25 marzo 2025

Las Organizaciones de la Sociedad Civil ¿pueblo organizado?

Las Organizaciones de la Sociedad Civil (OSC) suelen ocupar un espacio curioso en la narrativa política. Para algunos, representan la voz ciudadana organizada, la materialización de un interés colectivo que busca incidir en lo público. Para otros, son intermediarias sospechosas, organismos ajenos que, lejos de encarnar al "pueblo", responden a agendas particulares, a menudo extranjeras. Esta ambigüedad quedó patente con la decisión de Donald Trump de recortar los fondos de USAID, un gesto que va más allá de una simple cuestión presupuestaria.

En las democracias liberales, las OSC fueron concebidas como contrapesos, espacios donde la ciudadanía organizada podía suplir las limitaciones del Estado y asegurar que el poder no quedara sin escrutinio. Esta visión, sin embargo, parte de una premisa liberal clásica: la desconfianza hacia el Estado como ente omnipotente y la convicción de que la sociedad civil debe protegerse de sus excesos.

Por otro lado, las experiencias populistas y autoritarias suelen promover una visión distinta. En estos modelos, el pueblo no se fragmenta en asociaciones intermedias, sino que se presenta como una unidad monolítica, una voluntad colectiva encarnada en el liderazgo carismático. Aquí, las OSC no son vistas como expresiones legítimas de la sociedad, sino como obstáculos a la implementación de la voluntad popular. De ahí que Trump, con su retórica de “America First” y su rechazo a las estructuras multilaterales, encontrara en el financiamiento de OSC una amenaza a su visión de un poder nacional incontestado.

Pero esta narrativa esconde algo más. Al descalificar y dejar sin recursos a las OSC, Trump no solo ataca a las organizaciones, sino que desafía la propia noción de sociedad civil como espacio legítimo de interlocución política. Su discurso, cargado de acusaciones sobre supuestas injerencias extranjeras y conspiraciones globalistas, desdibuja las fronteras entre la crítica legítima y la desinformación. En este contexto, la sociedad civil deja de ser una aliada incómoda del Estado para convertirse en un enemigo interno, un eco de las viejas teorías conspirativas sobre redes de influencia ocultas.

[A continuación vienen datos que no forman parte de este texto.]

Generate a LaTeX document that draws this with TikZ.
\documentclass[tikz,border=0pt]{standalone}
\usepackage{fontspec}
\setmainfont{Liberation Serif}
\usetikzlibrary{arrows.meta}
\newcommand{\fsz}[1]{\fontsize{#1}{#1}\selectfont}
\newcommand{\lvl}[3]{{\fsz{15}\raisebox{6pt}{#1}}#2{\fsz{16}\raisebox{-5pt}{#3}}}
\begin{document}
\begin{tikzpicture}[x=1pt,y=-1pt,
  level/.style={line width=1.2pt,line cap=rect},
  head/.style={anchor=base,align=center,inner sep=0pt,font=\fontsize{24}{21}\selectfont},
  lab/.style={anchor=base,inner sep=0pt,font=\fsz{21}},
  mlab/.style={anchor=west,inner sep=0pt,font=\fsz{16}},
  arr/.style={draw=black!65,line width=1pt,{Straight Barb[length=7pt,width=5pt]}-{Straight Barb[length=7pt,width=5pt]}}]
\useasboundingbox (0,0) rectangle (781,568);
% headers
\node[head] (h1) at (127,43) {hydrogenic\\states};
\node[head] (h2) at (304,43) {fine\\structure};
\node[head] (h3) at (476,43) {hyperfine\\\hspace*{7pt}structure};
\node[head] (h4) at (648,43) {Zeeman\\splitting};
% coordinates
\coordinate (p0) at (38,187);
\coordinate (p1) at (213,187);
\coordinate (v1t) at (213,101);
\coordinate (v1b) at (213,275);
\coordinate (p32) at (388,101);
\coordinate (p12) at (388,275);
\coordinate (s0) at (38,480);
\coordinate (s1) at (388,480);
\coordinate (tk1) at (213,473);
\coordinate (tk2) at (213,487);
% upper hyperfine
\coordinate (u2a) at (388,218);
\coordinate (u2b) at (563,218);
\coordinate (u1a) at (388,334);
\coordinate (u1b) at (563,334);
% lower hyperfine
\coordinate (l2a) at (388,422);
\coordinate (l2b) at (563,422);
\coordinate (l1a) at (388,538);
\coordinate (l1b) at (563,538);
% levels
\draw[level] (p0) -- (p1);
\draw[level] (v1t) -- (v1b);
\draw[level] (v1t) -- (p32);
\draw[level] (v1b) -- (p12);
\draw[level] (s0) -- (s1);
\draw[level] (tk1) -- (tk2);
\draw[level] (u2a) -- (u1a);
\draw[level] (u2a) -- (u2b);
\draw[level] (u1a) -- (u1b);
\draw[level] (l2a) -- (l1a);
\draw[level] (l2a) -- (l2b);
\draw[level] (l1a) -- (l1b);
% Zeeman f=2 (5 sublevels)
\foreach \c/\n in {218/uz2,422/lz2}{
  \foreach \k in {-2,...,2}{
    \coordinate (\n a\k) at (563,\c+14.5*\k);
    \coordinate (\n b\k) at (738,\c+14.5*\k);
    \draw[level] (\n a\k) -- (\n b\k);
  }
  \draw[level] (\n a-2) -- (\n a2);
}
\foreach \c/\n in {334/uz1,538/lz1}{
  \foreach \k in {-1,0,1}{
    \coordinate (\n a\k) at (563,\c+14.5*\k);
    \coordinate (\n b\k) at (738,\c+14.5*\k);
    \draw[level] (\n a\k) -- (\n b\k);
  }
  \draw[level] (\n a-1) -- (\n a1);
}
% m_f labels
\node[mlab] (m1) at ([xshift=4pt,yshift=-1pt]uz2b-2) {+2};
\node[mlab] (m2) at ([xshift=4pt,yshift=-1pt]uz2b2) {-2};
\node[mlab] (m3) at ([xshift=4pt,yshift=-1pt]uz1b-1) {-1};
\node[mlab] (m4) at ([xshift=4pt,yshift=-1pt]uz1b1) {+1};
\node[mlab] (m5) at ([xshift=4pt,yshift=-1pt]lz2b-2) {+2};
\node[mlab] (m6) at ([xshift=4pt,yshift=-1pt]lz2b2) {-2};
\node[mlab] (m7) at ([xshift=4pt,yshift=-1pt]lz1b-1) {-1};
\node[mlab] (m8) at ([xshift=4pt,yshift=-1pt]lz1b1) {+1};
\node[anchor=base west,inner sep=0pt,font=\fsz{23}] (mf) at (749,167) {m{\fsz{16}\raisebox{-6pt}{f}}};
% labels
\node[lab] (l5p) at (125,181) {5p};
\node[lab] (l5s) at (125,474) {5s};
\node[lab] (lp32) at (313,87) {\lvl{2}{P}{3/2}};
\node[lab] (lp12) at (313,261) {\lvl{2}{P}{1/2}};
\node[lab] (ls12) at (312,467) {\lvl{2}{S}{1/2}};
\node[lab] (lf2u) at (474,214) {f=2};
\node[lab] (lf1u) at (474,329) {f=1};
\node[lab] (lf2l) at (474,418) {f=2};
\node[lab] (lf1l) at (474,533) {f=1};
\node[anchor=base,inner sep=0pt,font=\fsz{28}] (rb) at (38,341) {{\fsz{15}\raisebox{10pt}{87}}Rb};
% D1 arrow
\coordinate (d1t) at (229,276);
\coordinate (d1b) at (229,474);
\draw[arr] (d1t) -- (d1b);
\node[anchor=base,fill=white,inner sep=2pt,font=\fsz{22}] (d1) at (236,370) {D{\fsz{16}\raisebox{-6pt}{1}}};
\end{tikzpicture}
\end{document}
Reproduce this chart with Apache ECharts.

Este viraje no fue fortuito. Al eliminar los contrapesos que las OSC representan, se allanó el camino para la consolidación de un poder político menos cuestionado. En América Latina, este fenómeno también ha tenido resonancia. Gobiernos de distintas orientaciones ideológicas han utilizado discursos similares para deslegitimar a las OSC, acusándolas de responder a intereses foráneos y restándoles cualquier atisbo de representatividad popular.

La paradoja es evidente. Mientras las OSC son descalificadas por no representar “al pueblo”, el propio concepto de pueblo es moldeado y monopolizado por los gobiernos para justificar sus decisiones. En este juego de narrativas, lo que está en disputa no es solo el financiamiento, sino el derecho a definir quién habla en nombre de la sociedad.

Quizá la pregunta más incómoda sea si la visión liberal clásica de las OSC sigue siendo suficiente. ¿Pueden estas organizaciones sostener su papel de contrapeso en un contexto donde el discurso populista cuestiona sus fundamentos y posee resonancia entre la sociedad? Tal vez sea necesario reimaginar la sociedad civil no solo como una suma de organizaciones financiadas y estructuradas, sino como una red más amplia de participación y resistencia. Una que no dependa exclusivamente de fondos externos, pero tampoco se someta a la lógica de la representación única y excluyente.

En última instancia, el reto es recuperar la pluralidad. Porque si algo demuestra la crisis actual es que ni el Estado ni las OSC tienen el monopolio de la legitimidad. El verdadero desafío político radica en reconocer que la voz del pueblo no puede ser apropiada ni por el gobierno ni por las organizaciones intermedias. Solo a partir de ese reconocimiento será posible reconstruir una relación más equitativa y honesta entre el Estado y la sociedad civil organizada.